BEGIN
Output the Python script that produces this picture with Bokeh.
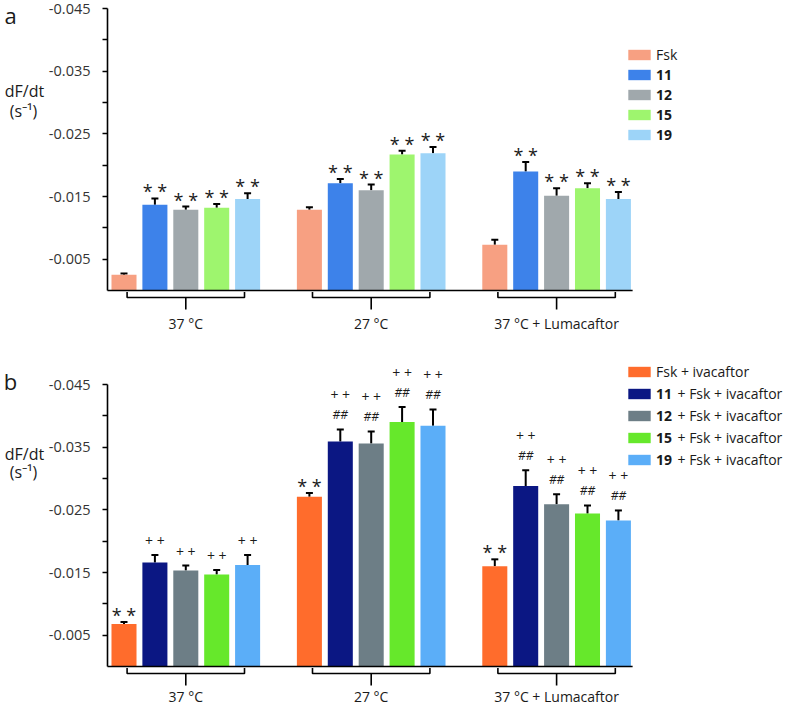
from bokeh.plotting import figure
from bokeh.layouts import column
from bokeh.models import (ColumnDataSource, Range1d, FixedTicker, NumeralTickFormatter,
                          Whisker, TeeHead, Label, Legend, LegendItem, LinearAxis)
from bokeh.core.properties import value
from bokeh.embed import file_html
from bokeh.resources import INLINE

# ---------------- data ----------------
groups = ["37 °C", "27 °C", "37 °C + Lumacaftor"]
y_ticks = [-0.045, -0.035, -0.025, -0.015, -0.005]
y_minor = [-0.040, -0.030, -0.020, -0.010]

# panel a
a_names = ["Fsk", "11", "12", "15", "19"]
a_fsk = [-0.0025, -0.0129, -0.0073]
a_fsk_err = [0.0002, 0.0004, 0.0008]
a_11 = [-0.0137, -0.0171, -0.0190]
a_11_err = [0.0010, 0.0007, 0.0015]
a_12 = [-0.0129, -0.0160, -0.0151]
a_12_err = [0.0005, 0.0009, 0.0012]
a_15 = [-0.0132, -0.0217, -0.0163]
a_15_err = [0.0006, 0.0006, 0.0008]
a_19 = [-0.0146, -0.0219, -0.0146]
a_19_err = [0.0009, 0.0010, 0.0011]
a_star = {"Fsk": ["", "", ""], "11": ["**", "**", "**"], "12": ["**", "**", "**"],
          "15": ["**", "**", "**"], "19": ["**", "**", "**"]}
a_colors = ["#F7A082", "#3D82EA", "#A0A8AC", "#9EF56E", "#9DD4F8"]

# panel b
b_names = ["Fsk + ivacaftor", "11", "12", "15", "19"]
b_suffix = "+ Fsk + ivacaftor"
b_fsk = [-0.0068, -0.0271, -0.0160]
b_fsk_err = [0.0003, 0.0006, 0.0011]
b_11 = [-0.0166, -0.0359, -0.0288]
b_11_err = [0.0012, 0.0019, 0.0025]
b_12 = [-0.0153, -0.0356, -0.0259]
b_12_err = [0.0008, 0.0019, 0.0016]
b_15 = [-0.0147, -0.0390, -0.0244]
b_15_err = [0.0007, 0.0024, 0.0013]
b_19 = [-0.0162, -0.0384, -0.0233]
b_19_err = [0.0016, 0.0026, 0.0016]
b_star = {"Fsk": ["**", "**", "**"]}
b_plus = ["++", "++", "++"]
b_hash = ["", "##", "##"]
b_colors = ["#FF6C2C", "#0B1783", "#6D7E86", "#66E82B", "#5BAEF8"]

# ---------------- layout constants ----------------
W = 788
PX_UNIT = 30.9                 # px per bar slot
FIRST_BAR_PX = 123.5           # canvas x of first bar centre
AXIS_PX = 107                  # canvas x of the y axis
XS = -FIRST_BAR_PX / PX_UNIT
XE = XS + W / PX_UNIT
X_AXIS = (AXIS_PX - FIRST_BAR_PX) / PX_UNIT
K = 282 / 0.045                # px per data unit vertically
FONT = value("Open Sans")
TXT = "#1a1a1a"


def make_panel(letter, H, top_px, vals, errs, colors, names, stars, plus, hashes,
               legend_rows, legend_spacing, title_offsets, label_px, suffix=None):
    zero_px = top_px + 282
    y_start = (H - zero_px) / K
    y_end = -0.045 - top_px / K
    p = figure(width=W, height=H, output_backend="svg", toolbar_location=None,
               x_range=Range1d(XS, XE), y_range=Range1d(y_start, y_end),
               x_axis_location=None, y_axis_location=None,
               min_border_left=0, min_border_right=0,
               min_border_top=0, min_border_bottom=0)
    p.outline_line_color = None
    p.xgrid.visible = False
    p.ygrid.visible = False

    ax = LinearAxis(fixed_location=X_AXIS)
    ax.bounds = (-0.045, 0)
    ax.ticker = FixedTicker(ticks=y_ticks, minor_ticks=y_minor)
    ax.formatter = NumeralTickFormatter(format="0.000")
    ax.axis_line_width = 1.6
    ax.axis_line_color = "black"
    ax.major_tick_out = 5
    ax.major_tick_in = 0
    ax.minor_tick_out = 5
    ax.minor_tick_in = 0
    ax.major_tick_line_width = 1.6
    ax.minor_tick_line_width = 1.6
    ax.major_label_text_font = "Open Sans"
    ax.major_label_text_font_size = "14.5px"
    ax.major_label_text_color = "#333333"
    ax.major_label_standoff = 12
    p.add_layout(ax, "left")

    renderers = []
    last_x = 0
    for i, (v, e, c) in enumerate(zip(vals, errs, colors)):
        xs = [g * 6 + i for g in range(len(groups))]
        last_x = max(last_x, xs[-1])
        tops = [vv - ee for vv, ee in zip(v, e)]
        data = dict(x=xs, top=v, err_top=tops)
        key = "Fsk" if i == 0 else names[i]
        st = stars.get(key, ["", "", ""])
        data["star"] = [" ".join(list(s)) for s in st]
        if i > 0 and plus is not None:
            data["plus"] = [" ".join(list(s)) for s in plus]
            data["hash"] = hashes
            data["plus_off"] = [-35 if h else -14 for h in hashes]
        src = ColumnDataSource(data)
        r = p.vbar(x="x", top="top", bottom=0, width=0.81, source=src,
                   fill_color=c, line_color=None)
        renderers.append(r)
        p.add_layout(Whisker(base="x", upper="err_top", lower="top", source=src,
                             dimension="height", line_width=2, line_color="black",
                             upper_head=TeeHead(size=7, line_width=2, line_color="black"),
                             lower_head=None))
        p.text(x="x", y="err_top", text="star", source=src, y_offset=-7,
               text_align="center", text_baseline="middle", text_font=FONT,
               text_font_size="18px", text_color=TXT)
        if "plus" in data:
            p.text(x="x", y="err_top", text="plus", source=src, y_offset="plus_off",
                   text_align="center", text_baseline="middle", text_font=FONT,
                   text_font_size="14px", text_color=TXT)
            p.text(x="x", y="err_top", text="hash", source=src, y_offset=-15,
                   text_align="center", text_baseline="middle", text_font=FONT,
                   text_font_size="12px", text_font_style="italic", text_color=TXT)

    # baseline (x axis line)
    p.segment(x0=[X_AXIS], x1=[last_x + 0.46], y0=[0], y1=[0], line_color="black", line_width=1.6)

    # group brackets and labels
    b1, b2, b3, bl = 1.5 / K, 7 / K, 19 / K, label_px / K
    bx, by = [], []
    for g in range(len(groups)):
        gl, gr, gc = g * 6 + 0.1, g * 6 + 3.9, g * 6 + 2
        bx.append([gl, gl, gr, gr]); by.append([b1, b2, b2, b1])
        bx.append([gc, gc]); by.append([b2, b3])
    p.multi_line(xs=bx, ys=by, line_color="black", line_width=1.6)
    p.text(x=[g * 6 + 2 for g in range(len(groups))], y=[bl] * len(groups), text=groups,
           text_align="center", text_baseline="middle", text_font=FONT,
           text_font_size="14px", text_color=TXT)

    # panel letter and y title (screen units, frame = whole canvas)
    let_off, t1, t2 = title_offsets
    p.add_layout(Label(x=10, y=H - (top_px + let_off), x_units="screen", y_units="screen",
                       text=letter, text_align="center", text_baseline="middle",
                       text_font="Open Sans", text_font_size="22px", text_color=TXT))
    p.add_layout(Label(x=24, y=H - (top_px + t1), x_units="screen", y_units="screen",
                       text="dF/dt", text_align="center", text_baseline="middle",
                       text_font="Open Sans", text_font_size="16px", text_color=TXT))
    p.add_layout(Label(x=23, y=H - (top_px + t2), x_units="screen", y_units="screen",
                       text="(s⁻¹)", text_align="center", text_baseline="middle",
                       text_font="Open Sans", text_font_size="16px", text_color=TXT))

    # legends (item height is 19 px for 14px text)
    row0, row1 = legend_rows
    item_h = 19
    lx = 625
    leg1 = Legend(items=[LegendItem(label=names[0], renderers=[renderers[0]])],
                  location=(lx, H - (row0 - 8 + item_h)))
    leg2 = Legend(items=[LegendItem(label=n, renderers=[r]) for n, r in zip(names[1:], renderers[1:])],
                  location=(lx, H - (row1 - 8 + 4 * item_h + 3 * legend_spacing)))
    for lg, bold in ((leg1, False), (leg2, True)):
        lg.glyph_width = 28
        lg.glyph_height = 13
        lg.label_height = 13
        lg.spacing = legend_spacing
        lg.padding = 0
        lg.margin = 0
        lg.label_standoff = 3
        lg.border_line_color = None
        lg.background_fill_alpha = 0
        lg.label_text_font = "Open Sans"
        lg.label_text_font_size = "14px"
        lg.label_text_color = TXT
        lg.label_text_font_style = "bold" if bold else "normal"
        p.add_layout(lg)
    if suffix:
        pitch = item_h + legend_spacing
        for j in range(4):
            p.add_layout(Label(x=677, y=H - (row1 + j * pitch + 1.5), x_units="screen", y_units="screen",
                               text=suffix, text_align="left", text_baseline="middle",
                               text_font="Open Sans", text_font_size="14px", text_color=TXT))
    return p


pa = make_panel("a", 340, 8,
                [a_fsk, a_11, a_12, a_15, a_19],
                [a_fsk_err, a_11_err, a_12_err, a_15_err, a_19_err],
                a_colors, a_names, a_star, None, None,
                legend_rows=(53, 73), legend_spacing=1,
                title_offsets=(6, 82, 102), label_px=33)
pb = make_panel("b", 367, 44,
                [b_fsk, b_11, b_12, b_15, b_19],
                [b_fsk_err, b_11_err, b_12_err, b_15_err, b_19_err],
                b_colors, b_names, b_star, b_plus, b_hash,
                legend_rows=(30, 51.7), legend_spacing=3,
                title_offsets=(-4, 69, 87), label_px=30, suffix=b_suffix)

layout = column(pa, pb, spacing=0)
open("out.html", "w").write(file_html(layout, INLINE))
END
* What the exercise asks: Repeat, with no pictures, each line from the beginning of the data through the line containing "y_minor = [-0.040, -0.030, -0.020, -0.010]", inclusive.

* Output of the exercise:
Output the Python script that produces this picture with Bokeh.
from bokeh.plotting import figure
from bokeh.layouts import column
from bokeh.models import (ColumnDataSource, Range1d, FixedTicker, NumeralTickFormatter,
                          Whisker, TeeHead, Label, Legend, LegendItem, LinearAxis)
from bokeh.core.properties import value
from bokeh.embed import file_html
from bokeh.resources import INLINE

# ---------------- data ----------------
groups = ["37 °C", "27 °C", "37 °C + Lumacaftor"]
y_ticks = [-0.045, -0.035, -0.025, -0.015, -0.005]
y_minor = [-0.040, -0.030, -0.020, -0.010]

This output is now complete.